What the task asks:
Take the line containing "Convert this chart to D3.js code." as the first line and the line containing "const kdLabelP = [1.11, 1.11, 1.11, 1.11, 0.76];" as the last, and output that span verbatim without any images.

— begin Data to process —

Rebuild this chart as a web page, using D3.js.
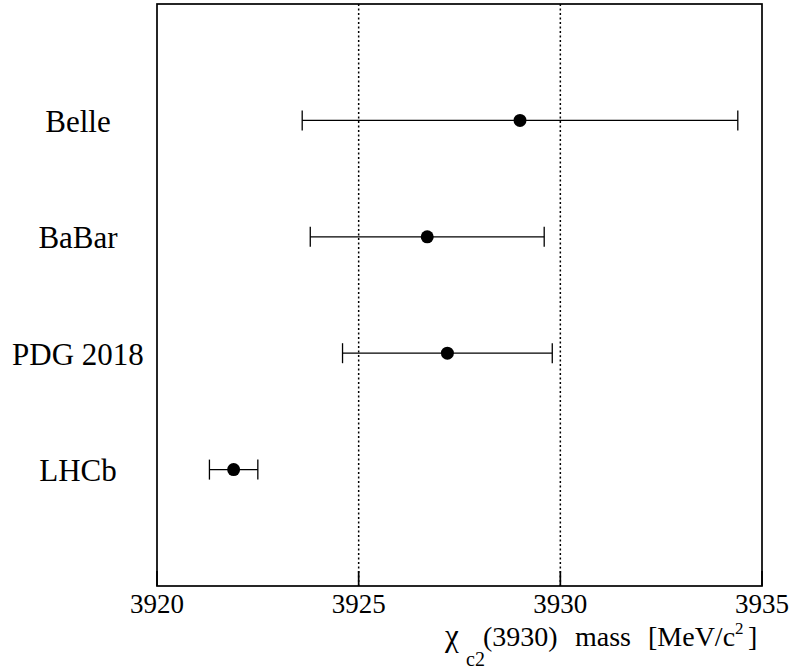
<!DOCTYPE html>
<html>
<head>
<meta charset="utf-8">
<script src="https://cdn.jsdelivr.net/npm/d3@7"></script>
<style>
  body { margin: 0; background: #fff; }
  svg text { font-family: "Liberation Serif", "Times New Roman", serif; fill: #000; }
</style>
</head>
<body>
<div id="chart"></div>
<script>
const experiments = ["Belle", "BaBar", "PDG 2018", "LHCb"];
const masses = [3929.0, 3926.7, 3927.2, 3921.9];
const errors = [5.4, 2.9, 2.6, 0.6];
const rowPos = [4, 3, 2, 1];
const xTicks = [3920, 3925, 3930, 3935];
const gridValues = [3925, 3930];

const W = 795, H = 670;
const margin = { top: 4, right: 33, bottom: 84, left: 157 };
const serif = "'Liberation Serif', 'Times New Roman', serif";

const svg = d3.select("#chart").append("svg")
  .attr("width", W)
  .attr("height", H);

const xScale = d3.scaleLinear()
  .domain([3920, 3935])
  .range([margin.left, W - margin.right]);

const yScale = d3.scaleLinear()
  .domain([0, 5])
  .range([H - margin.bottom, margin.top]);

// dotted grid lines
svg.selectAll(".grid")
  .data(gridValues)
  .enter()
  .append("line")
  .attr("class", "grid")
  .attr("x1", (d) => xScale(d))
  .attr("x2", (d) => xScale(d))
  .attr("y1", yScale(5))
  .attr("y2", yScale(0))
  .attr("stroke", "#000")
  .attr("stroke-width", 1.5)
  .attr("stroke-dasharray", "2,2.5");

// ticks pointing inward + labels
svg.selectAll(".tick-line")
  .data(xTicks)
  .enter()
  .append("line")
  .attr("class", "tick-line")
  .attr("x1", (d) => xScale(d))
  .attr("x2", (d) => xScale(d))
  .attr("y1", yScale(0))
  .attr("y2", yScale(0) - 15)
  .attr("stroke", "#000")
  .attr("stroke-width", 1.7);

svg.selectAll(".tick-label")
  .data(xTicks)
  .enter()
  .append("text")
  .attr("class", "tick-label")
  .attr("x", (d) => xScale(d))
  .attr("y", yScale(0) + 27)
  .attr("text-anchor", "middle")
  .style("font-family", serif)
  .style("font-size", "27px")
  .text((d) => d3.format("d")(d));

// frame
svg.append("rect")
  .attr("x", xScale(3920))
  .attr("y", yScale(5))
  .attr("width", xScale(3935) - xScale(3920))
  .attr("height", yScale(0) - yScale(5))
  .attr("fill", "none")
  .attr("stroke", "#000")
  .attr("stroke-width", 1.7);

const rows = experiments.map((name, i) => ({
  name, mass: masses[i], err: errors[i], pos: rowPos[i]
}));

const capH = 10;
const g = svg.selectAll(".meas")
  .data(rows)
  .enter()
  .append("g")
  .attr("class", "meas");

g.append("line")
  .attr("x1", (d) => xScale(d.mass - d.err))
  .attr("x2", (d) => xScale(d.mass + d.err))
  .attr("y1", (d) => yScale(d.pos))
  .attr("y2", (d) => yScale(d.pos))
  .attr("stroke", "#000")
  .attr("stroke-width", 1.3);

g.append("line")
  .attr("x1", (d) => xScale(d.mass - d.err))
  .attr("x2", (d) => xScale(d.mass - d.err))
  .attr("y1", (d) => yScale(d.pos) - capH)
  .attr("y2", (d) => yScale(d.pos) + capH)
  .attr("stroke", "#000")
  .attr("stroke-width", 1.3);

g.append("line")
  .attr("x1", (d) => xScale(d.mass + d.err))
  .attr("x2", (d) => xScale(d.mass + d.err))
  .attr("y1", (d) => yScale(d.pos) - capH)
  .attr("y2", (d) => yScale(d.pos) + capH)
  .attr("stroke", "#000")
  .attr("stroke-width", 1.3);

g.append("circle")
  .attr("cx", (d) => xScale(d.mass))
  .attr("cy", (d) => yScale(d.pos))
  .attr("r", 6.5)
  .attr("fill", "#000");

g.append("text")
  .attr("x", 78)
  .attr("y", (d) => yScale(d.pos) + 11.5)
  .attr("text-anchor", "middle")
  .style("font-family", serif)
  .style("font-size", "31px")
  .text((d) => d.name);

// axis title, pieces placed like ROOT's TLatex spacing
const titleY = 646;
const title = svg.append("text")
  .attr("y", titleY)
  .style("font-family", serif)
  .style("font-size", "28px");
title.append("tspan").attr("x", 445).style("font-size", "31px").text("χ");
title.append("tspan").attr("x", 466).attr("y", titleY + 20).style("font-size", "20px").text("c2");
title.append("tspan").attr("x", 483).attr("y", titleY).text("(3930)");
title.append("tspan").attr("x", 575).text("mass");
title.append("tspan").attr("x", 648).text("[MeV/c");
title.append("tspan").attr("x", 735).attr("y", titleY - 12).style("font-size", "17px").text("2");
title.append("tspan").attr("x", 748).attr("y", titleY).text("]");
</script>
</body>
</html>
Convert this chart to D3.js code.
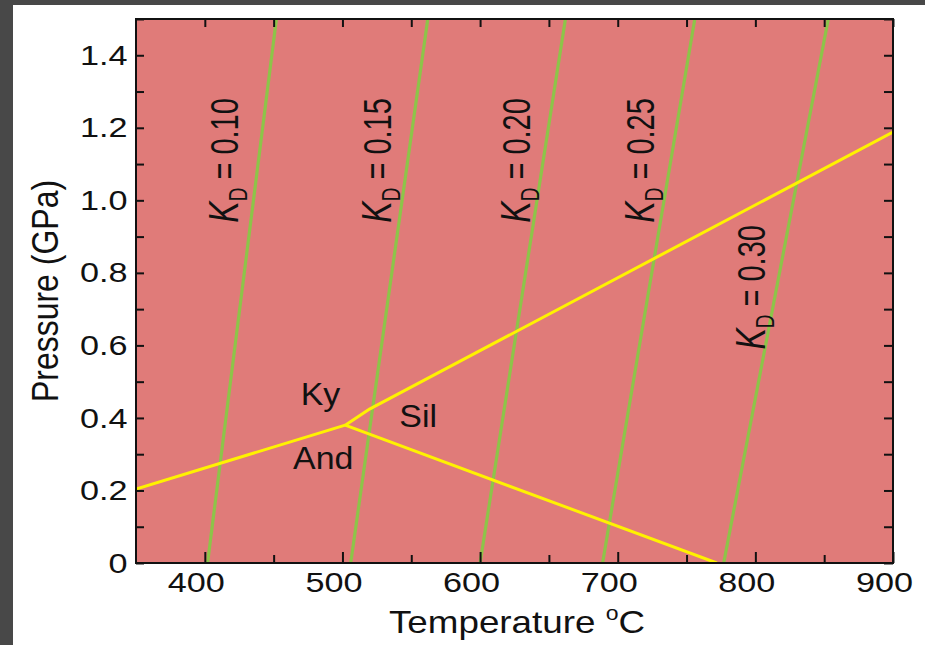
<!DOCTYPE html>
<html>
<head>
<meta charset="utf-8">
<script src="https://cdn.jsdelivr.net/npm/d3@7"></script>
<style>
  body { margin: 0; background: #fff; }
  svg { display: block; font-family: "Liberation Sans", Arial, sans-serif; }
</style>
</head>
<body>
<script>
const width = 925, height = 645;
const margin = {top: 19, right: 32, bottom: 82, left: 136};

// KD isopleths: temperature (°C) where each line meets P = 0 and P = 1.5 GPa
const kdNames = ["0.10", "0.15", "0.20", "0.25", "0.30"];
const kdTempBottom = [402, 506, 600, 689, 777];
const kdTempTop = [452, 562, 662, 756, 853];
// label spots: T of the text baseline, P of the text middle
const kdLabelT = [424, 535, 636, 726, 807];
const kdLabelP = [1.11, 1.11, 1.11, 1.11, 0.76];

// Al2SiO5 reaction lines, [T, P]
const kyAnd = [[350, 0.204], [502, 0.38]];
const kySil = [[502, 0.38], [520, 0.425], [900, 1.188]];
const andSil = [[502, 0.38], [772, 0]];
const fieldNames = ["Ky", "Sil", "And"];
const fieldT = [484, 555, 486];
const fieldP = [0.436, 0.375, 0.259];

const xTicks = [400, 450, 500, 550, 600, 650, 700, 750, 800, 850, 900];
const xLabels = [400, 500, 600, 700, 800, 900];
const yTicks = [0, 0.1, 0.2, 0.3, 0.4, 0.5, 0.6, 0.7, 0.8, 0.9, 1.0, 1.1, 1.2, 1.3, 1.4, 1.5];
const yLabels = [0, 0.2, 0.4, 0.6, 0.8, 1.0, 1.2, 1.4];

const x = d3.scaleLinear().domain([350, 900]).range([margin.left, width - margin.right]);
const y = d3.scaleLinear().domain([0, 1.5]).range([height - margin.bottom, margin.top]);

const svg = d3.select("body").append("svg").attr("width", width).attr("height", height);

// dark frame of the screenshot
svg.append("rect").attr("width", width).attr("height", height).attr("fill", "#484848");
svg.append("rect").attr("x", 13).attr("y", 5).attr("width", width - 13).attr("height", height - 5).attr("fill", "#fff");

svg.append("clipPath").attr("id", "plot")
  .append("rect")
  .attr("x", x(350)).attr("y", y(1.5))
  .attr("width", x(900) - x(350)).attr("height", y(0) - y(1.5));

svg.append("rect")
  .attr("x", x(350)).attr("y", y(1.5))
  .attr("width", x(900) - x(350)).attr("height", y(0) - y(1.5))
  .attr("fill", "#e07b79");

const plot = svg.append("g").attr("clip-path", "url(#plot)");

const line = d3.line().x(d => x(d[0])).y(d => y(d[1]));

// green KD lines
plot.selectAll(".kd")
  .data(kdNames)
  .join("path")
  .attr("class", "kd")
  .attr("fill", "none")
  .attr("stroke", "#8dc449")
  .attr("stroke-width", 3.2)
  .attr("d", (d, i) => line([[kdTempBottom[i], 0], [kdTempTop[i], 1.5]]));

// yellow reaction lines
plot.selectAll(".rx")
  .data([kyAnd, kySil, andSil])
  .join("path")
  .attr("class", "rx")
  .attr("fill", "none")
  .attr("stroke", "#fff200")
  .attr("stroke-width", 3)
  .attr("stroke-linejoin", "round")
  .attr("d", line);

// KD labels, rotated
const kdText = svg.selectAll(".kdlabel")
  .data(kdNames)
  .join("text")
  .attr("class", "kdlabel")
  .attr("transform", (d, i) => `translate(${x(kdLabelT[i])},${y(kdLabelP[i])}) scale(1.32,1) rotate(-90)`)
  .attr("text-anchor", "middle")
  .attr("font-size", 29)
  .attr("fill", "#111");
kdText.append("tspan").attr("font-style", "italic").attr("font-size", 32).text("K");
kdText.append("tspan").attr("font-size", 19).attr("dy", 7).text("D");
kdText.append("tspan").attr("dy", -7).text(d => " = " + d);

// field labels
svg.selectAll(".field")
  .data(fieldNames)
  .join("text")
  .attr("class", "field")
  .attr("transform", (d, i) => `translate(${x(fieldT[i])},${y(fieldP[i])}) scale(1.06,1)`)
  .attr("text-anchor", "middle")
  .attr("font-size", 32)
  .attr("fill", "#111")
  .text(d => d);

// axes, ticks pointing inward
const fmtY = d => d === 0 ? "0" : d.toFixed(1);

svg.append("g")
  .attr("transform", `translate(0,${y(0)})`)
  .call(d3.axisBottom(x).tickValues(xTicks).tickSizeInner(-8).tickSizeOuter(0)
    .tickFormat(d => xLabels.includes(d) ? d : ""))
  .call(g => g.select(".domain").remove())
  .call(g => g.selectAll(".tick").filter(d => xLabels.includes(d)).select("line").attr("y2", -11))
  .call(g => g.selectAll("text")
    .attr("y", 9)
    .attr("transform", "translate(-9,0) scale(1.2,1)")
    .attr("font-size", 28.5)
    .attr("font-family", null)
    .attr("fill", "#111"));

svg.append("g")
  .attr("transform", `translate(0,${y(1.5)})`)
  .call(d3.axisTop(x).tickValues(xTicks).tickSizeInner(-8).tickSizeOuter(0).tickFormat(""))
  .call(g => g.select(".domain").remove());

svg.append("g")
  .attr("transform", `translate(${x(350)},0)`)
  .call(d3.axisLeft(y).tickValues(yTicks).tickSizeInner(-8).tickSizeOuter(0)
    .tickFormat(d => yLabels.some(v => Math.abs(v - d) < 1e-6) ? fmtY(d) : ""))
  .call(g => g.select(".domain").remove())
  .call(g => g.selectAll("text")
    .attr("x", -7)
    .attr("transform", "scale(1.2,1)")
    .attr("font-size", 28.5)
    .attr("font-family", null)
    .attr("fill", "#111"));

svg.append("g")
  .attr("transform", `translate(${x(900)},0)`)
  .call(d3.axisRight(y).tickValues(yTicks).tickSizeInner(-9).tickSizeOuter(0).tickFormat(""))
  .call(g => g.select(".domain").remove());

svg.selectAll(".tick line").attr("stroke", "#111").attr("stroke-width", 2);

// plot border
svg.append("rect")
  .attr("x", x(350)).attr("y", y(1.5))
  .attr("width", x(900) - x(350)).attr("height", y(0) - y(1.5))
  .attr("fill", "none")
  .attr("stroke", "#111")
  .attr("stroke-width", 2);

// axis titles
const xTitle = svg.append("text")
  .attr("transform", `translate(517,633) scale(1.15,1)`)
  .attr("text-anchor", "middle")
  .attr("font-size", 32)
  .attr("fill", "#111");
xTitle.append("tspan").text("Temperature ");
xTitle.append("tspan").attr("font-size", 20).attr("dy", -13).text("o");
xTitle.append("tspan").attr("dy", 13).text("C");

svg.append("text")
  .attr("transform", `translate(58,291) scale(1.15,1) rotate(-90)`)
  .attr("text-anchor", "middle")
  .attr("font-size", 32)
  .attr("fill", "#111")
  .text("Pressure (GPa)");
</script>
</body>
</html>
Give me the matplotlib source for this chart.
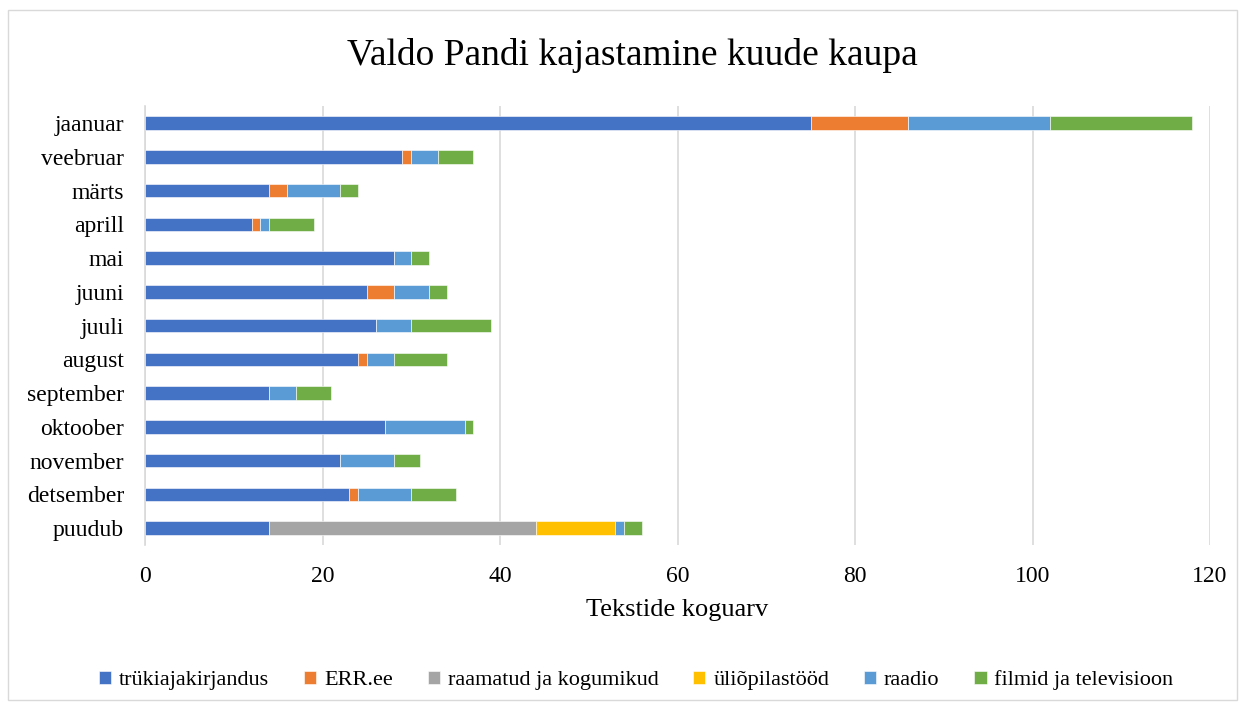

— end Data to process —

Exercise solution:
Convert this chart to D3.js code.
<!DOCTYPE html>
<html>
<head>
<meta charset="utf-8">
<script src="https://cdn.jsdelivr.net/npm/d3@7"></script>
<style>
  body { margin: 0; background: #fff; }
  svg { display: block; font-family: "Liberation Sans", Arial, sans-serif; }
</style>
</head>
<body>
<script>
const width = 925, height = 645;
const margin = {top: 19, right: 32, bottom: 82, left: 136};

// KD isopleths: temperature (°C) where each line meets P = 0 and P = 1.5 GPa
const kdNames = ["0.10", "0.15", "0.20", "0.25", "0.30"];
const kdTempBottom = [402, 506, 600, 689, 777];
const kdTempTop = [452, 562, 662, 756, 853];
// label spots: T of the text baseline, P of the text middle
const kdLabelT = [424, 535, 636, 726, 807];
const kdLabelP = [1.11, 1.11, 1.11, 1.11, 0.76];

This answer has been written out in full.